▸ Data shown
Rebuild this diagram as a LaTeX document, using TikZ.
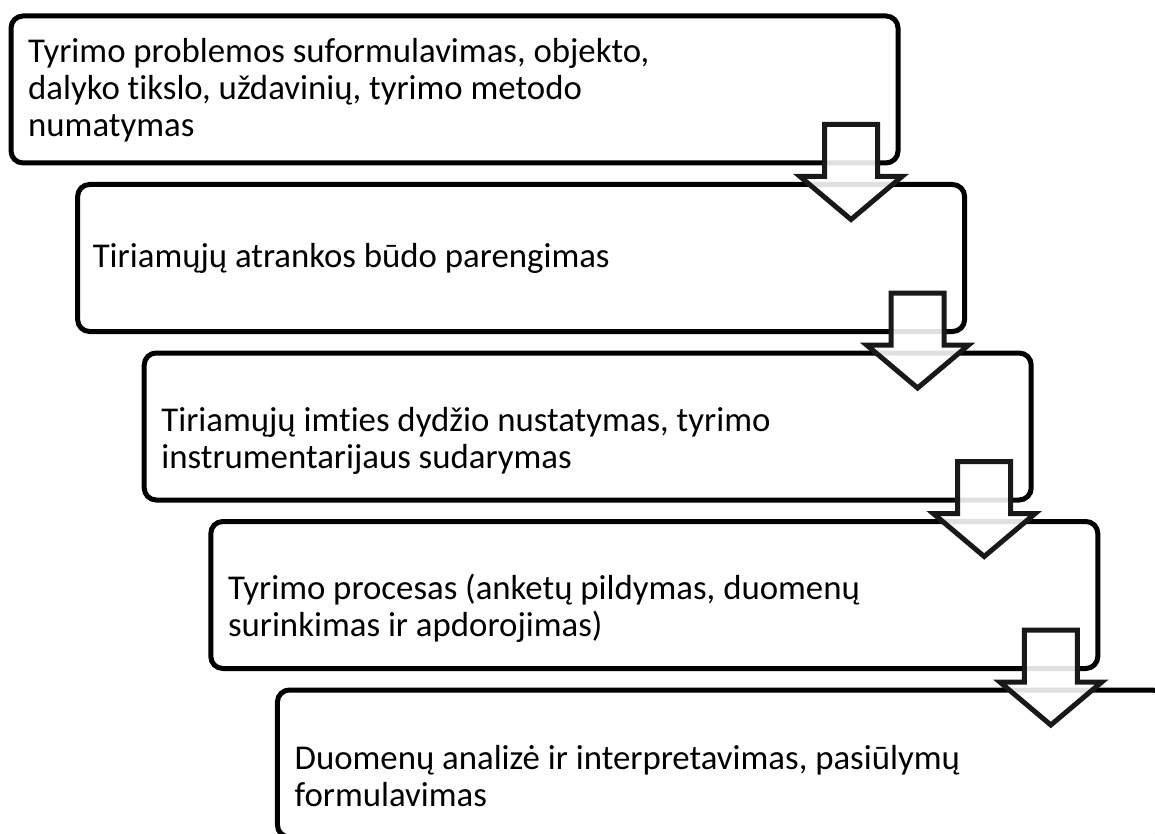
\documentclass[tikz,border=0pt]{standalone}
\usepackage{fontspec}
\setmainfont{Carlito}[Ligatures={NoCommon}]
\usetikzlibrary{calc}
\begin{document}
\begin{tikzpicture}[x=1pt,y=-1pt,
  stepbox/.style={draw=black, line width=5pt, rounded corners=12pt,
    minimum width=887pt, minimum height=147pt, inner sep=0pt, outer sep=0pt,
    anchor=north west},
  steptext/.style={font=\fontsize{34.8}{37}\selectfont, inner sep=0pt,
    anchor=base west, text=black},
  downarrow/.style={draw=black!90, line width=5pt, fill=white,
    fill opacity=0.88, miter limit=10},
]
\useasboundingbox (0,0) rectangle (1155,834);

% the five stair-stepped boxes
\node[stepbox] (b1) at (11,16) {};
\node[stepbox] (b2) at (77.6,184.5) {};
\node[stepbox] (b3) at (144.2,353) {};
\node[stepbox] (b4) at (210.8,521.5) {};
\node[stepbox] (b5) at (277.4,690) {};

% axes of the block arrows
\foreach \i in {1,2,3,4} {
  \coordinate (a\i) at ($(b\i.south east)+(-47,0)$);
}

% block arrows from each box down into the next
\foreach \i/\j in {1/2,2/3,3/4,4/5} {
  \draw[downarrow]
    ($(a\i)+(-26.5,-38.5)$) -- ($(a\i)+(26.5,-38.5)$)
    -- ($(a\i |- b\j.north)+(26.5,-8)$) -- ($(a\i |- b\j.north)+(51,-8)$)
    -- ($(a\i |- b\j.north)+(0,35)$)
    -- ($(a\i |- b\j.north)+(-51,-8)$) -- ($(a\i |- b\j.north)+(-26.5,-8)$)
    -- cycle;
}

% texts
\node[steptext] (t1) at ($(b1.north west)+(17,47)$)
  {\vtop{\hbox{Tyrimo problemos suformulavimas, objekto,}
         \hbox{dalyko tikslo, uždavinių, tyrimo metodo}
         \hbox{numatymas}}};
\node[steptext] (t2) at ($(b2.north west)+(15,83)$)
  {Tiriamųjų atrankos būdo parengimas};
\node[steptext] (t3) at ($(b3.north west)+(17,78)$)
  {\vtop{\hbox{Tiriamųjų imties dydžio nustatymas, tyrimo}
         \hbox{instrumentarijaus sudarymas}}};
\node[steptext] (t4) at ($(b4.north west)+(17,78)$)
  {\vtop{\hbox{Tyrimo procesas (anketų pildymas, duomenų}
         \hbox{surinkimas ir apdorojimas)}}};
\node[steptext] (t5) at ($(b5.north west)+(17,79)$)
  {\vtop{\hbox{Duomenų analizė ir interpretavimas, pasiūlymų}
         \hbox{formulavimas}}};
\end{tikzpicture}
\end{document}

▸ Set exercise
Ignore the images and quote every line of the listing exactly.

▸ Solution for this problem
Rebuild this diagram as a LaTeX document, using TikZ.
\documentclass[tikz,border=0pt]{standalone}
\usepackage{fontspec}
\setmainfont{Carlito}[Ligatures={NoCommon}]
\usetikzlibrary{calc}
\begin{document}
\begin{tikzpicture}[x=1pt,y=-1pt,
  stepbox/.style={draw=black, line width=5pt, rounded corners=12pt,
    minimum width=887pt, minimum height=147pt, inner sep=0pt, outer sep=0pt,
    anchor=north west},
  steptext/.style={font=\fontsize{34.8}{37}\selectfont, inner sep=0pt,
    anchor=base west, text=black},
  downarrow/.style={draw=black!90, line width=5pt, fill=white,
    fill opacity=0.88, miter limit=10},
]
\useasboundingbox (0,0) rectangle (1155,834);

% the five stair-stepped boxes
\node[stepbox] (b1) at (11,16) {};
\node[stepbox] (b2) at (77.6,184.5) {};
\node[stepbox] (b3) at (144.2,353) {};
\node[stepbox] (b4) at (210.8,521.5) {};
\node[stepbox] (b5) at (277.4,690) {};

% axes of the block arrows
\foreach \i in {1,2,3,4} {
  \coordinate (a\i) at ($(b\i.south east)+(-47,0)$);
}

% block arrows from each box down into the next
\foreach \i/\j in {1/2,2/3,3/4,4/5} {
  \draw[downarrow]
    ($(a\i)+(-26.5,-38.5)$) -- ($(a\i)+(26.5,-38.5)$)
    -- ($(a\i |- b\j.north)+(26.5,-8)$) -- ($(a\i |- b\j.north)+(51,-8)$)
    -- ($(a\i |- b\j.north)+(0,35)$)
    -- ($(a\i |- b\j.north)+(-51,-8)$) -- ($(a\i |- b\j.north)+(-26.5,-8)$)
    -- cycle;
}

% texts
\node[steptext] (t1) at ($(b1.north west)+(17,47)$)
  {\vtop{\hbox{Tyrimo problemos suformulavimas, objekto,}
         \hbox{dalyko tikslo, uždavinių, tyrimo metodo}
         \hbox{numatymas}}};
\node[steptext] (t2) at ($(b2.north west)+(15,83)$)
  {Tiriamųjų atrankos būdo parengimas};
\node[steptext] (t3) at ($(b3.north west)+(17,78)$)
  {\vtop{\hbox{Tiriamųjų imties dydžio nustatymas, tyrimo}
         \hbox{instrumentarijaus sudarymas}}};
\node[steptext] (t4) at ($(b4.north west)+(17,78)$)
  {\vtop{\hbox{Tyrimo procesas (anketų pildymas, duomenų}
         \hbox{surinkimas ir apdorojimas)}}};
\node[steptext] (t5) at ($(b5.north west)+(17,79)$)
  {\vtop{\hbox{Duomenų analizė ir interpretavimas, pasiūlymų}
         \hbox{formulavimas}}};
\end{tikzpicture}
\end{document}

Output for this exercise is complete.